• Task objective:
Reproduce word for word the lines from the beginning of the entries to the line with "series_fa = 'امتیاز'", both included, but none of the pictures.

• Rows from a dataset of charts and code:
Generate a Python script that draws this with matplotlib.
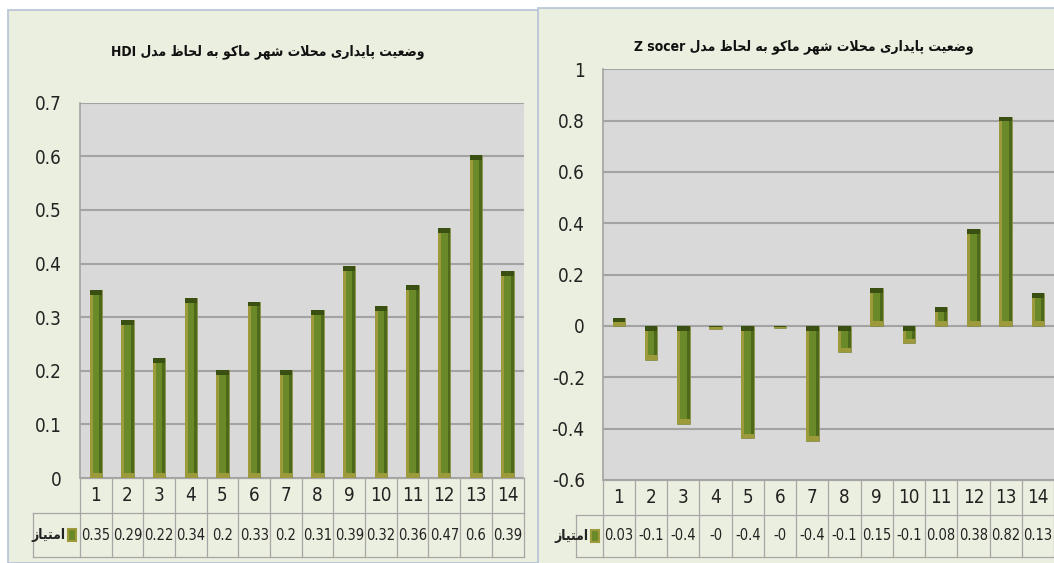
import numpy as np
import matplotlib
matplotlib.use('Agg')
import matplotlib.pyplot as plt
from matplotlib.patches import Rectangle
from matplotlib.transforms import blended_transform_factory

W, H = 1054, 563

# data
cats = [str(i) for i in range(1, 15)]
hdi = [0.351, 0.295, 0.223, 0.336, 0.201, 0.329, 0.201, 0.313, 0.395, 0.321, 0.36, 0.466, 0.602, 0.386]
hdi_lbl = ['0.35', '0.29', '0.22', '0.34', '0.2', '0.33', '0.2', '0.31', '0.39', '0.32', '0.36', '0.47', '0.6', '0.39']
zsc = [0.033, -0.131, -0.38, -0.01, -0.437, -0.006, -0.448, -0.103, 0.147, -0.068, 0.073, 0.377, 0.815, 0.127]
zsc_lbl = ['0.03', '-0.1', '-0.4', '-0', '-0.4', '-0', '-0.4', '-0.1', '0.15', '-0.1', '0.08', '0.38', '0.82', '0.13']
title_fa = 'وضعیت پایداری محلات شهر ماکو به لحاظ مدل'
series_fa = 'امتیاز'

# minimal Persian shaping (isolated, final, initial, medial)
FORMS = {
    'ا': ('\uFE8D', '\uFE8E', None, None),
    'ب': ('\uFE8F', '\uFE90', '\uFE91', '\uFE92'),
    'پ': ('\uFB56', '\uFB57', '\uFB58', '\uFB59'),
    'ت': ('\uFE95', '\uFE96', '\uFE97', '\uFE98'),
    'ح': ('\uFEA1', '\uFEA2', '\uFEA3', '\uFEA4'),
    'د': ('\uFEA9', '\uFEAA', None, None),
    'ر': ('\uFEAD', '\uFEAE', None, None),
    'ز': ('\uFEAF', '\uFEB0', None, None),
    'ش': ('\uFEB5', '\uFEB6', '\uFEB7', '\uFEB8'),
    'ض': ('\uFEBD', '\uFEBE', '\uFEBF', '\uFEC0'),
    'ظ': ('\uFEC5', '\uFEC6', '\uFEC7', '\uFEC8'),
    'ع': ('\uFEC9', '\uFECA', '\uFECB', '\uFECC'),
    'ک': ('\uFB8E', '\uFB8F', '\uFB90', '\uFB91'),
    'ل': ('\uFEDD', '\uFEDE', '\uFEDF', '\uFEE0'),
    'م': ('\uFEE1', '\uFEE2', '\uFEE3', '\uFEE4'),
    'ه': ('\uFEE9', '\uFEEA', '\uFEEB', '\uFEEC'),
    'و': ('\uFEED', '\uFEEE', None, None),
    'ی': ('\uFBFC', '\uFBFD', '\uFBFE', '\uFBFF'),
}


def fa(s):
    out = []
    i = 0
    n = len(s)
    while i < n:
        c = s[i]
        if c not in FORMS:
            out.append(c)
            i += 1
            continue
        prev = s[i-1] if i > 0 else None
        nxt = s[i+1] if i < n-1 else None
        jp = prev in FORMS and FORMS[prev][2] is not None
        if c == 'ل' and nxt == 'ا':
            out.append('\uFEFC' if jp else '\uFEFB')
            i += 2
            continue
        jn = nxt in FORMS and FORMS[c][2] is not None
        idx = {(False, False): 0, (True, False): 1, (False, True): 2, (True, True): 3}[(jp, jn)]
        out.append(FORMS[c][idx])
        i += 1
    return ''.join(out)[::-1]


num_kw = dict(family='DejaVu Sans', fontstretch='condensed', color='#222222')
panel_bg = '#ebefdf'
frame_col = '#b6c2d6'
grid_col = '#a3a3a3'
plot_bg = '#d9d9d9'
c_main, c_light, c_dark, c_cap = '#6a8a2a', '#9c9a3a', '#4c6a1a', '#3a5012'

fig = plt.figure(figsize=(W/100, H/100), dpi=100)
fig.patch.set_facecolor('white')


def fx(x):
    return x / W


def fy(y):
    return 1 - y / H


# panel backgrounds
fig.add_artist(Rectangle((fx(8), 0), fx(540), fy(10), transform=fig.transFigure,
                         facecolor=panel_bg, edgecolor=frame_col, lw=1.2, zorder=-5))
fig.add_artist(Rectangle((fx(538), -0.01), fx(530), fy(8) + 0.01, transform=fig.transFigure,
                         facecolor=panel_bg, edgecolor=frame_col, lw=1.2, zorder=-4))


def draw(ax, vals, lbls, ylim, step, cap, title, title_xy, rows, key_x0):
    x = np.arange(len(cats))
    w = 0.39
    ax.set_facecolor(plot_bg)
    ax.set_xlim(-0.5, len(cats) - 0.5)
    ax.set_ylim(*ylim)
    ticks = np.round(np.arange(ylim[0], ylim[1] + step/2, step), 2)
    ax.set_yticks(ticks)
    ax.set_yticklabels([('%g' % t) for t in ticks], fontsize=13.5, **num_kw)
    ax.tick_params(axis='y', length=0, pad=13)
    ax.tick_params(axis='x', length=0, labelbottom=False)
    ax.grid(axis='y', color=grid_col, lw=1.5)
    ax.set_axisbelow(True)
    for s in ['top', 'right', 'bottom']:
        ax.spines[s].set_visible(False)
    ax.spines['left'].set_color(grid_col)
    ax.spines['left'].set_linewidth(1.2)

    vals = np.array(vals)
    ax.bar(x, vals, width=w, color=c_main, edgecolor='#8a8a40', lw=0.5, zorder=3)
    ax.bar(x - w*0.38, vals, width=w*0.24, color=c_light, lw=0, zorder=3)
    ax.bar(x + w*0.38, vals, width=w*0.24, color=c_dark, lw=0, zorder=3)
    top = np.maximum(vals, 0)
    bot = np.minimum(vals, 0)
    ch = np.minimum(np.abs(vals)/2, cap)
    ax.bar(x, ch, bottom=top - ch, width=w, color=c_cap, lw=0, zorder=4)
    ax.bar(x, ch, bottom=bot, width=w, color=c_light, lw=0, zorder=4)

    # data table under the axis
    tr = blended_transform_factory(ax.transData, fig.transFigure)
    y0, y1, y2 = [fy(r) for r in rows]
    kw = dict(color='#a6a6a6', lw=0.9, transform=tr, clip_on=False)
    for y in (y0, y1, y2):
        ax.plot([-0.5, len(cats) - 0.5], [y, y], **kw)
    for b in np.arange(-0.5, len(cats), 1.0):
        ax.plot([b, b], [y0, y2], **kw)
    tf = fig.transFigure
    ax0 = ax.get_position().x0
    ax.plot([fx(key_x0), fx(key_x0)], [y1, y2], color='#a6a6a6', lw=0.9, transform=tf, clip_on=False)
    ax.plot([fx(key_x0), ax0], [y1, y1], color='#a6a6a6', lw=0.9, transform=tf, clip_on=False)
    ax.plot([fx(key_x0), ax0], [y2, y2], color='#a6a6a6', lw=0.9, transform=tf, clip_on=False)
    for i in range(len(cats)):
        ax.text(x[i], (y0 + y1)/2, cats[i], transform=tr, ha='center', va='center',
                fontsize=13.5, **num_kw)
        ax.text(x[i], (y1 + y2)/2, lbls[i], transform=tr, ha='center', va='center',
                fontsize=10.5, **num_kw)
    ym = (y1 + y2)/2
    fig.add_artist(Rectangle((ax0 - fx(12), ym - 6/H), fx(8), 12/H,
                             transform=tf, facecolor=c_main, edgecolor=c_light, lw=1.5))
    fig.text(ax0 - fx(14), ym, fa(series_fa), ha='right', va='center',
             family='DejaVu Sans', fontstretch='condensed', fontweight='bold',
             fontsize=10, color='#222222')
    fig.text(fx(title_xy[0]), fy(title_xy[1]), title, ha='center', va='center',
             family='DejaVu Sans', fontstretch='condensed', fontsize=10, fontweight='bold',
             color='#111111')


ax1 = fig.add_axes([fx(80), fy(478), fx(443.5), fy(102.7) - fy(478)])
draw(ax1, hdi, hdi_lbl, (0, 0.7), 0.1, 0.009, 'HDI ' + fa(title_fa), (268, 52),
     (478, 513, 557), 33)

ax2 = fig.add_axes([fx(602.7), fy(480), fx(451.3), fy(69.3) - fy(480)])
draw(ax2, zsc, zsc_lbl, (-0.6, 1.0), 0.2, 0.018, 'Z socer ' + fa(title_fa), (804, 47),
     (480, 515, 557), 576)

fig.savefig('out.png', dpi=100, facecolor=fig.get_facecolor())
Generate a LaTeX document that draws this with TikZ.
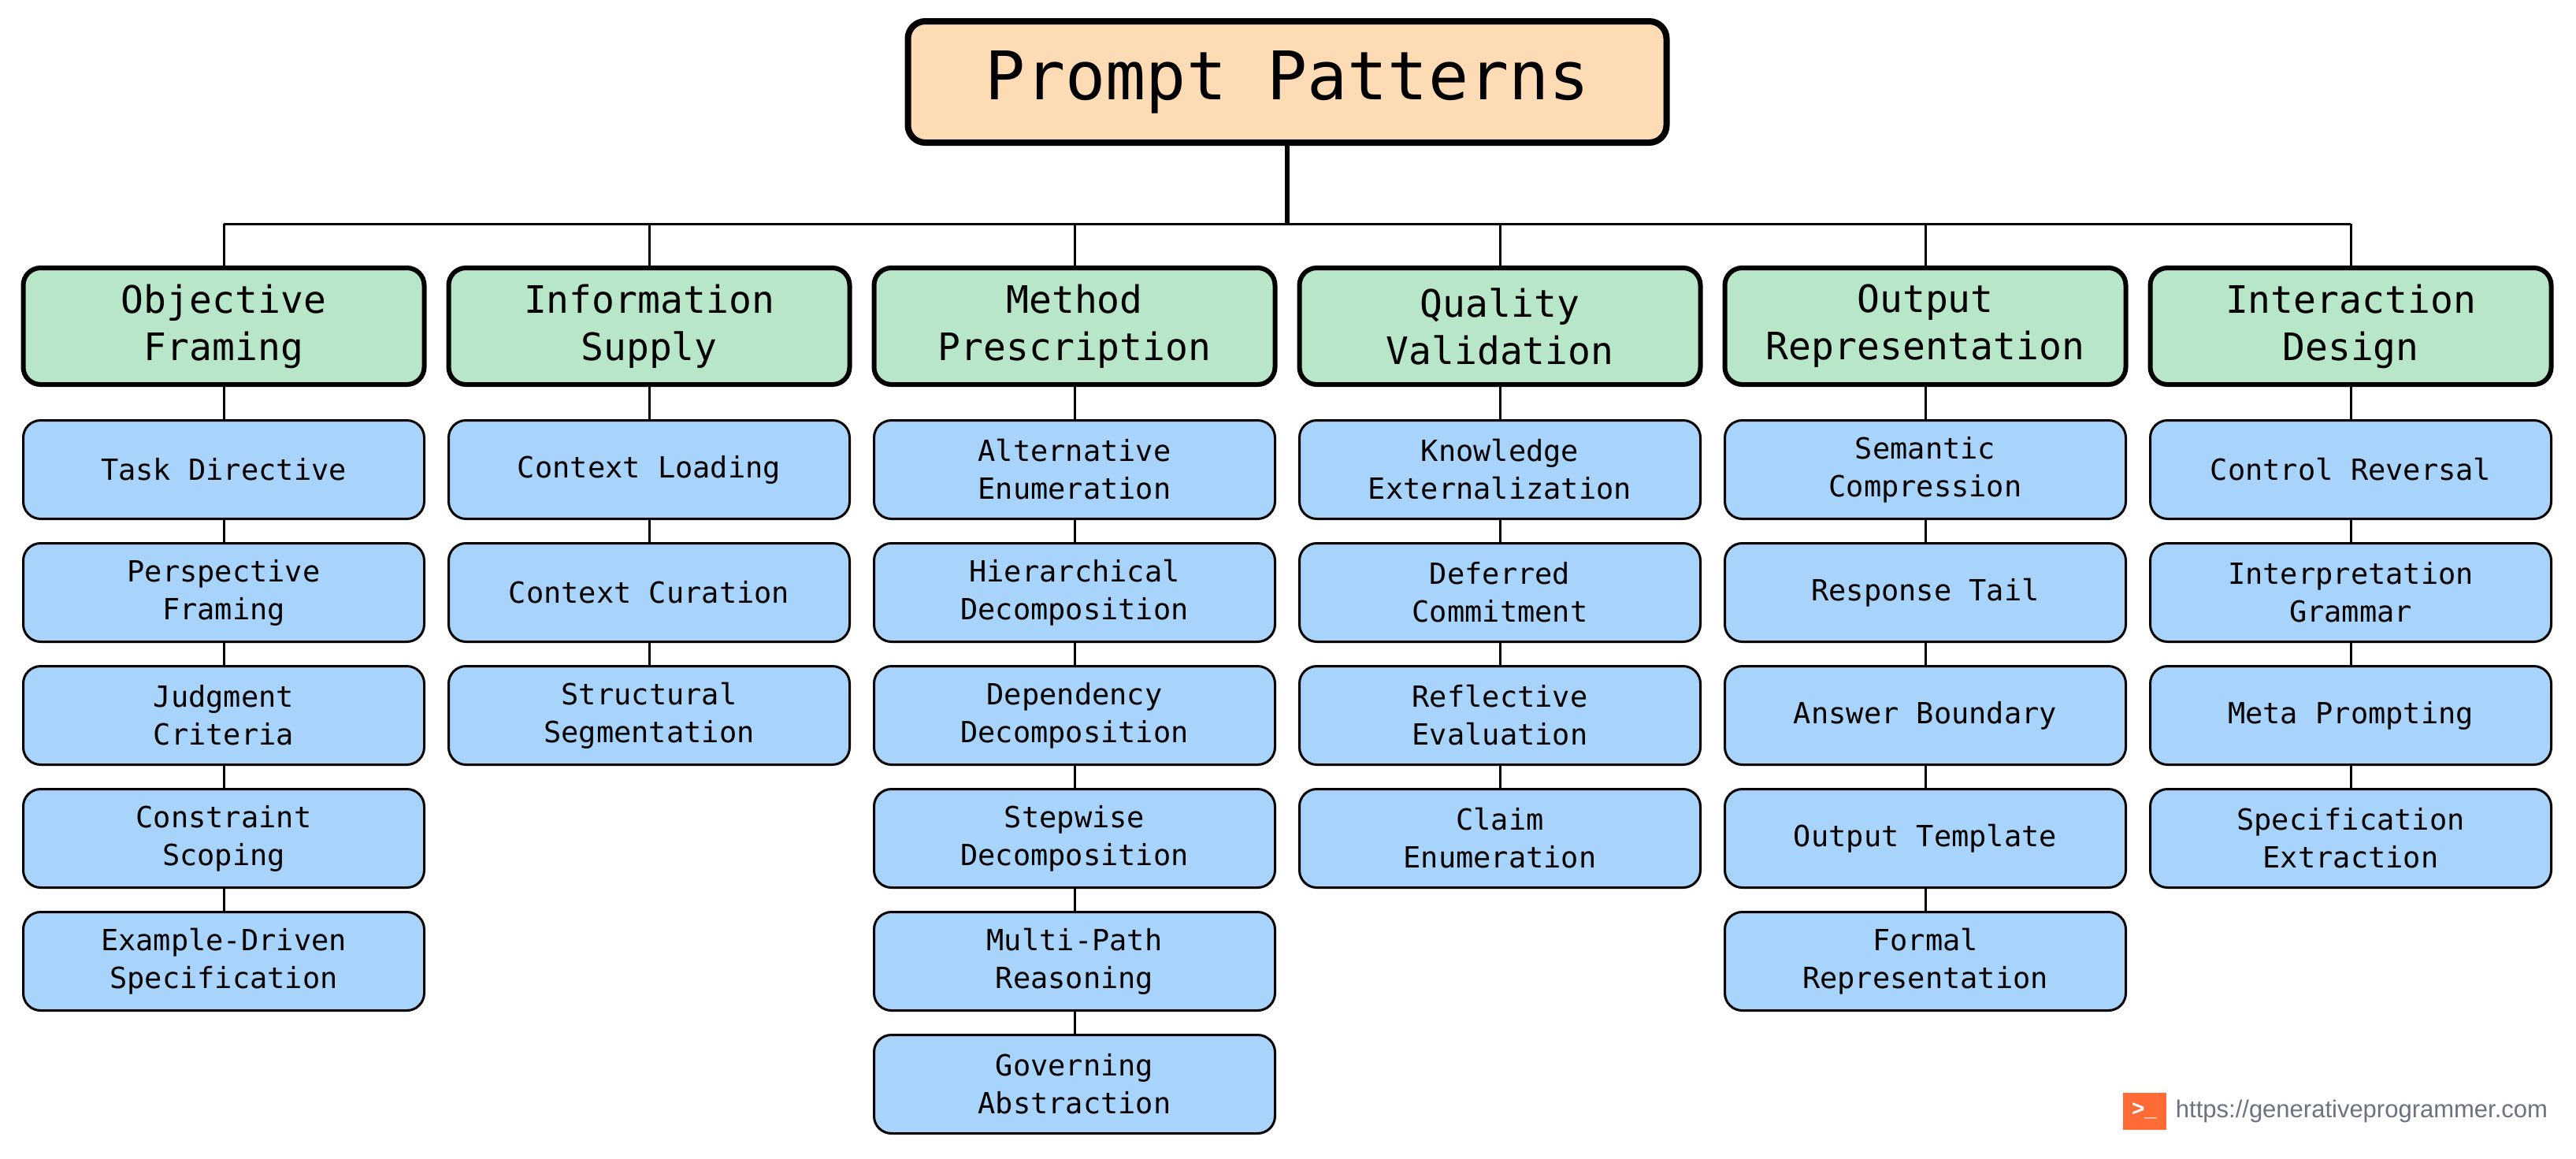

• Answer in full:
Generate a Python script that draws this with matplotlib.
import numpy as np
import matplotlib
matplotlib.use('Agg')
import matplotlib.pyplot as plt
from matplotlib.patches import Rectangle
from matplotlib.transforms import blended_transform_factory

W, H = 1054, 563

# data
cats = [str(i) for i in range(1, 15)]
hdi = [0.351, 0.295, 0.223, 0.336, 0.201, 0.329, 0.201, 0.313, 0.395, 0.321, 0.36, 0.466, 0.602, 0.386]
hdi_lbl = ['0.35', '0.29', '0.22', '0.34', '0.2', '0.33', '0.2', '0.31', '0.39', '0.32', '0.36', '0.47', '0.6', '0.39']
zsc = [0.033, -0.131, -0.38, -0.01, -0.437, -0.006, -0.448, -0.103, 0.147, -0.068, 0.073, 0.377, 0.815, 0.127]
zsc_lbl = ['0.03', '-0.1', '-0.4', '-0', '-0.4', '-0', '-0.4', '-0.1', '0.15', '-0.1', '0.08', '0.38', '0.82', '0.13']
title_fa = 'وضعیت پایداری محلات شهر ماکو به لحاظ مدل'
series_fa = 'امتیاز'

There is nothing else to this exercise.